The problem: Find a polynomial $q \in P_2(\mathbb{R})$ such that
$$ p(1/2)= \int_0^1 p(x)q(x) \, dx $$
for every $p \in P_2(\mathbb{R})$.
So far, I established that the inner product on $P_2(\mathbb{R})$ is
$$\left< p, q \right> = \int_0^1 p(x)q(x) \, dx $$
and that
$$p(1/2) = \varphi(p) = \left< p,q \right> = \int_0^1 p(x)q(x) \, dx $$
and that
$$ e_1 = 1, \\ e_2 = \sqrt(3)(2x-1),\\ e_3 = \sqrt(5)(6x^2-6x+1) $$
and finally that
$$ q= \varphi(e_1)e_1 + ... + \varphi(e_n)e_n.$$
The final answer is given as $q= -3/2 + 15x - 15x^2$.

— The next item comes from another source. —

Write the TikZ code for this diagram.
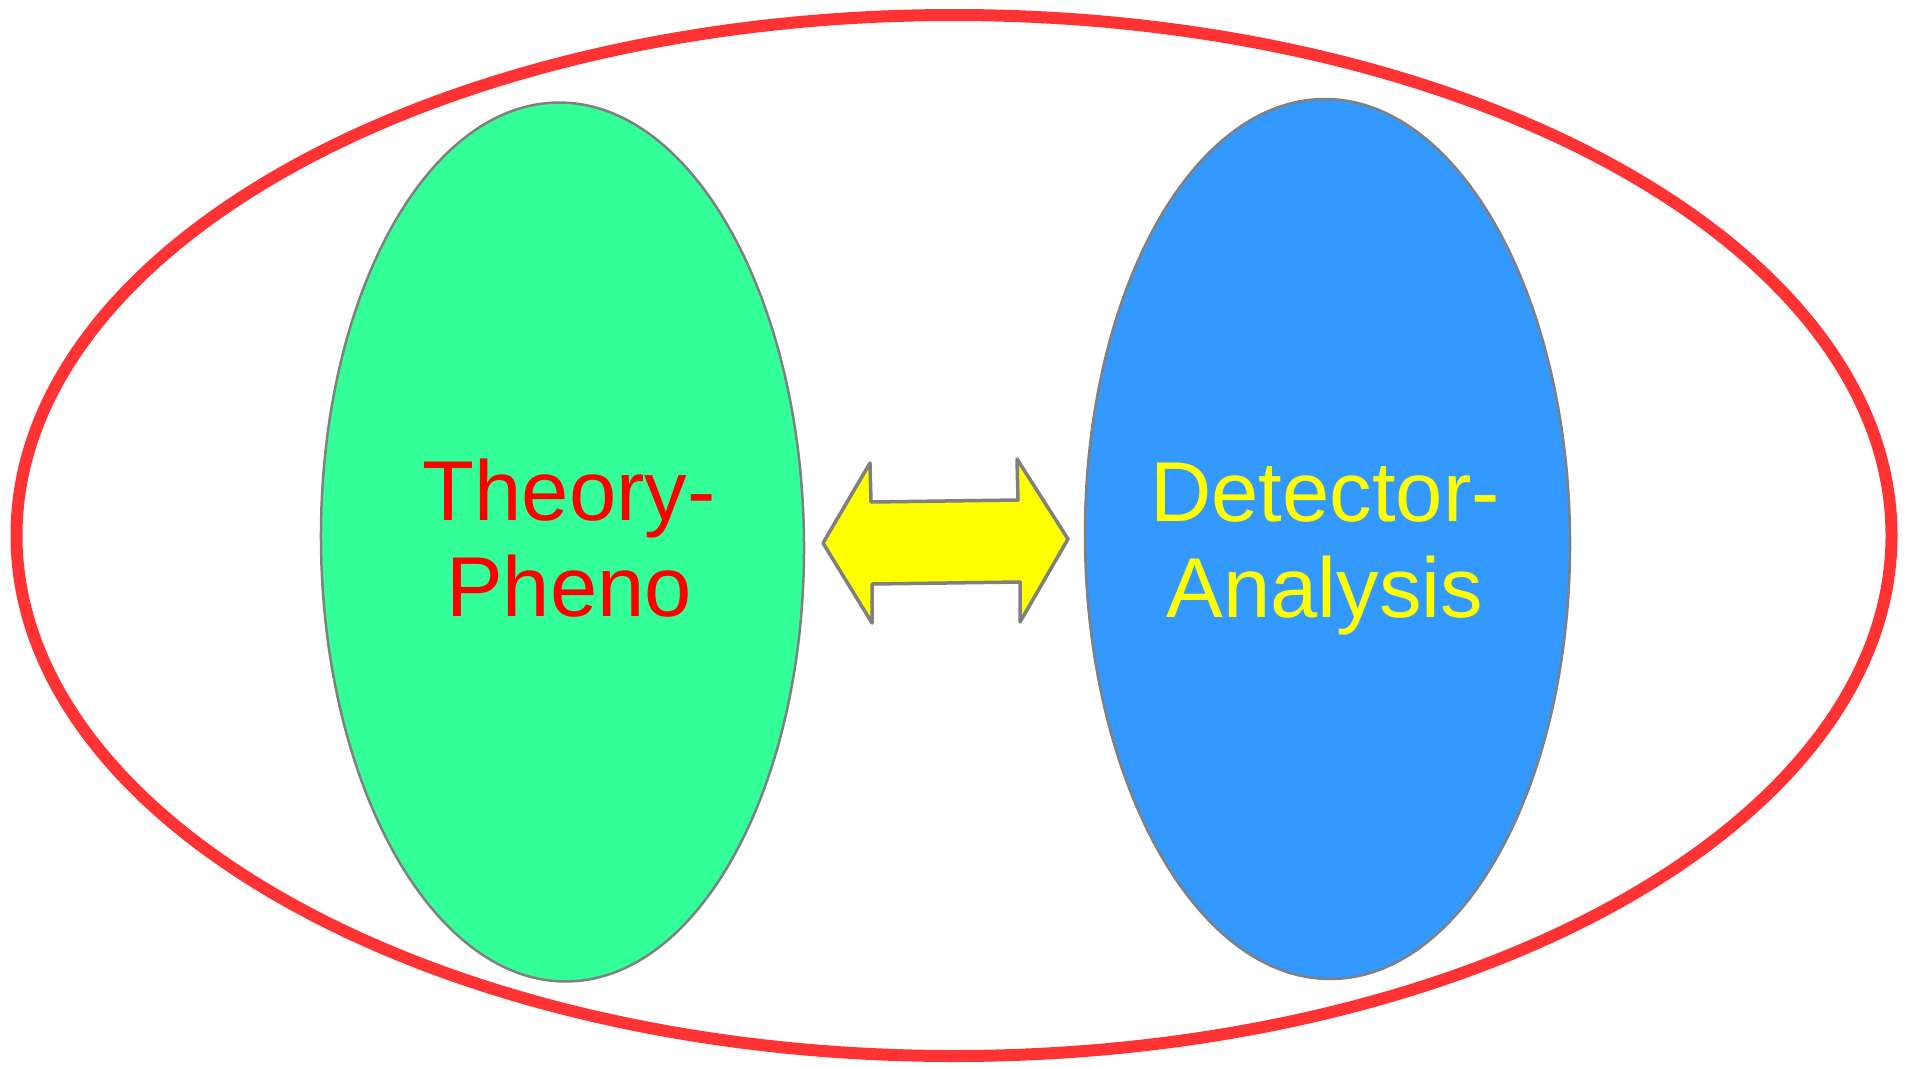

My situation is that I do not understand how the inner product $\left< p, q \right>$, the orthonormal basis $(e_1,e_2,e_3)$ and the formula for $q$ relate to give me the final answer.
Thank you.
You just need to plug everything in the last formula:
$$ q = \varphi(e_1)e_1 + \varphi(e_2)e_2 + \varphi(e_3)e_3 = \\ 1 \cdot 1 + \sqrt{3} (1 - 1) \cdot \sqrt{3}(2x - 1) + \sqrt{5} \left( \frac{6}{4} - \frac{6}{2} + 1 \right) \sqrt{5} \left( 6x^2 - 6x + 1 \right) =\\ 1 - \frac{5}{2}(6x^2 - 6x + 1).$$